(Work instructions):
State the number of lines below in which the word "this" appears. Nothing else belongs in the answer.

(Source data):
────────────────
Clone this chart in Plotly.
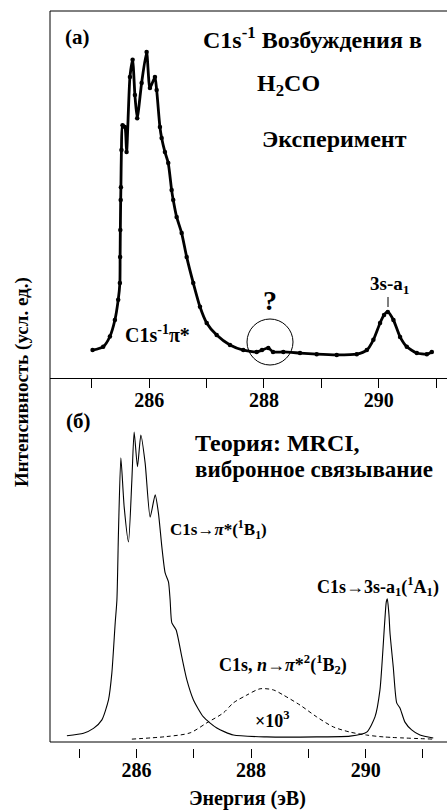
import plotly.graph_objects as go

W, H = 447, 810

# ---- Top panel (a): experiment ----
exp_energy = [285.012, 285.197, 285.314, 285.401, 285.459, 285.488, 285.492, 285.496, 285.502,
              285.506, 285.515, 285.535, 285.576, 285.605, 285.663, 285.710, 285.750, 285.790,
              285.867, 285.954, 286.012, 286.099, 286.129, 286.186, 286.216, 286.273, 286.331,
              286.390, 286.418, 286.477, 286.565, 286.652, 286.767, 286.884, 287.001, 287.175,
              287.407, 287.639, 287.873, 287.965, 288.075, 288.157, 288.337, 288.628, 288.919,
              289.268, 289.617, 289.792, 289.907, 290.023, 290.093, 290.158, 290.256, 290.372,
              290.489, 290.664, 290.838, 290.925]
exp_intensity = [7.6, 8.5, 11.3, 15.8, 21.3, 25.9, 33.0, 40.3, 48.5,
                 52.0, 62.1, 68.9, 68.4, 61.6, 82.0, 86.7, 77.1, 70.8,
                 80.4, 88.8, 79.0, 82.0, 78.5, 68.4, 65.4, 61.6, 58.6,
                 51.2, 48.5, 43.9, 39.5, 33.0, 25.9, 19.4, 15.0, 11.7,
                 9.0, 7.6, 7.1, 7.6, 8.2, 7.1, 7.1, 6.8, 6.5,
                 6.3, 6.5, 7.6, 10.4, 15.0, 17.2, 18.0, 15.8, 11.2,
                 8.5, 6.8, 6.5, 7.1]

# ---- Bottom panel (б): theory ----
theory_energy = [284.785, 285.075, 285.249, 285.396, 285.511, 285.570, 285.628, 285.658, 285.686,
                 285.727, 285.785, 285.860, 285.919, 285.959, 286.017, 286.076, 286.151, 286.238,
                 286.326, 286.383, 286.443, 286.500, 286.558, 286.587, 286.617, 286.692, 286.791,
                 286.879, 286.994, 287.168, 287.402, 287.691, 288.274, 289.146, 289.727, 290.018,
                 290.163, 290.250, 290.329, 290.360, 290.378, 290.407, 290.425, 290.482, 290.542,
                 290.599, 290.686, 290.803, 290.948, 291.180]
theory_intensity = [3.3, 4.0, 5.3, 7.6, 13.0, 20.3, 33.8, 40.0, 58.9,
                    78.4, 65.1, 55.7, 72.4, 85.4, 76.0, 84.6, 77.0, 62.4,
                    68.4, 63.5, 54.3, 47.3, 44.9, 40.0, 33.8, 31.9, 24.6,
                    18.4, 13.0, 8.4, 5.4, 3.5, 3.0, 3.0, 3.2, 4.3,
                    8.4, 15.7, 33.2, 39.5, 40.3, 36.0, 31.1, 21.9, 12.2,
                    10.8, 7.0, 4.9, 3.5, 2.7]

double_energy = [285.919, 286.530, 286.936, 287.227, 287.517, 287.691, 287.925, 288.157, 288.389,
                 288.564, 288.855, 289.146, 289.436, 289.727, 290.018, 290.308, 291.180]
double_intensity = [2.4, 3.1, 4.1, 6.8, 9.5, 12.2, 14.3, 16.0, 15.7,
                    14.3, 11.6, 8.4, 5.7, 4.3, 3.5, 3.0, 2.4]

tick_values = [285, 286, 287, 288, 289, 290, 291]
tick_labels = ["", "286", "", "288", "", "290", ""]

FONT = "Liberation Serif"


def px(x):
    return x / W


def py(y):
    return 1 - y / H


fig = go.Figure()
fig.add_trace(go.Scatter(x=exp_energy, y=exp_intensity, mode="lines+markers",
                         line=dict(color="black", width=2.8, shape="spline", smoothing=0.6),
                         marker=dict(color="black", size=4.5),
                         xaxis="x", yaxis="y", hoverinfo="skip"))
fig.add_trace(go.Scatter(x=theory_energy, y=theory_intensity, mode="lines",
                         line=dict(color="black", width=1.1, shape="spline", smoothing=0.6),
                         xaxis="x2", yaxis="y2", hoverinfo="skip"))
fig.add_trace(go.Scatter(x=double_energy, y=double_intensity, mode="lines",
                         line=dict(color="black", width=1, dash="4px,3px",
                                   shape="spline", smoothing=0.8),
                         xaxis="x2", yaxis="y2", hoverinfo="skip"))

axis_common = dict(tickvals=tick_values, ticktext=tick_labels, ticks="outside",
                   ticklen=9, tickwidth=1, tickcolor="black", showgrid=False,
                   zeroline=False, ticklabelstandoff=-5,
                   tickfont=dict(family=FONT, size=20, color="black", weight="bold"))

fig.update_layout(
    width=W, height=H, margin=dict(l=0, r=0, t=0, b=0),
    paper_bgcolor="white", plot_bgcolor="white", showlegend=False,
    xaxis=dict(domain=[px(50), 1], range=[284.27, 291.19], anchor="y",
               showline=True, linecolor="black", linewidth=1, **axis_common),
    yaxis=dict(domain=[py(378), py(11)], range=[0, 100], visible=False, anchor="x"),
    xaxis2=dict(domain=[px(50), 1], range=[284.49, 291.42], anchor="y2",
                showline=False, **axis_common),
    yaxis2=dict(domain=[py(748), py(378)], range=[0, 100], visible=False, anchor="x2"),
)


def line(x0, y0, x1, y1, w=1):
    fig.add_shape(type="line", xref="paper", yref="paper",
                  x0=px(x0), y0=py(y0), x1=px(x1), y1=py(y1),
                  line=dict(color="black", width=w))


line(50, 11, 447, 11)
line(50, 11, 50, 742)
line(50, 742, 447, 742)
line(388, 297, 388, 307)
fig.add_shape(type="circle", xref="paper", yref="paper",
              x0=px(247), x1=px(293), y0=py(365), y1=py(319),
              line=dict(color="black", width=1))


def ann(text, x, y, size, xanchor="center", angle=None):
    kw = dict(textangle=angle) if angle is not None else {}
    fig.add_annotation(text=text, xref="paper", yref="paper", x=px(x), y=py(y),
                       xanchor=xanchor, yanchor="middle", showarrow=False,
                       font=dict(family=FONT, size=size, color="black", weight="bold"), **kw)


ann("(a)", 77, 37, 21)
ann("C1s<sup>-1</sup> Возбуждения в", 312, 38, 24)
ann("H<sub>2</sub>CO", 288, 85, 24)
ann("Эксперимент", 334, 139, 24)
ann("?", 270, 301, 28)
ann("C1s<sup>-1</sup>π*", 157, 334, 20)
ann("3s-a<sub>1</sub>", 389, 285, 19)

ann("(б)", 78, 421, 21)
ann("Теория: MRCI,", 193, 443, 24, xanchor="left")
ann("вибронное связывание", 193, 469, 23, xanchor="left")
ann("C1s→<i>π</i>*(<sup>1</sup>B<sub>1</sub>)", 168, 529, 17, xanchor="left")
ann("C1s→3s-a<sub>1</sub>(<sup>1</sup>A<sub>1</sub>)", 315, 586, 18, xanchor="left")
ann("C1s, <i>n</i>→<i>π</i>*<sup>2</sup>(<sup>1</sup>B<sub>2</sub>)", 217, 664, 18, xanchor="left")
ann("×10<sup>3</sup>", 272, 719, 18)

ann("Энергия (эВ)", 247, 798, 20)
ann("Интенсивность (усл. ед.)", 22, 382, 19, angle=-90)

fig.write_html("out.html")
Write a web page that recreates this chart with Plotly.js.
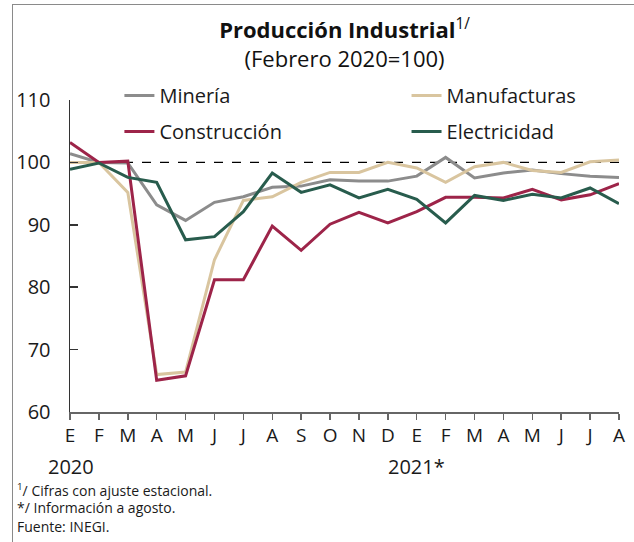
────────────────
(Written answer):
2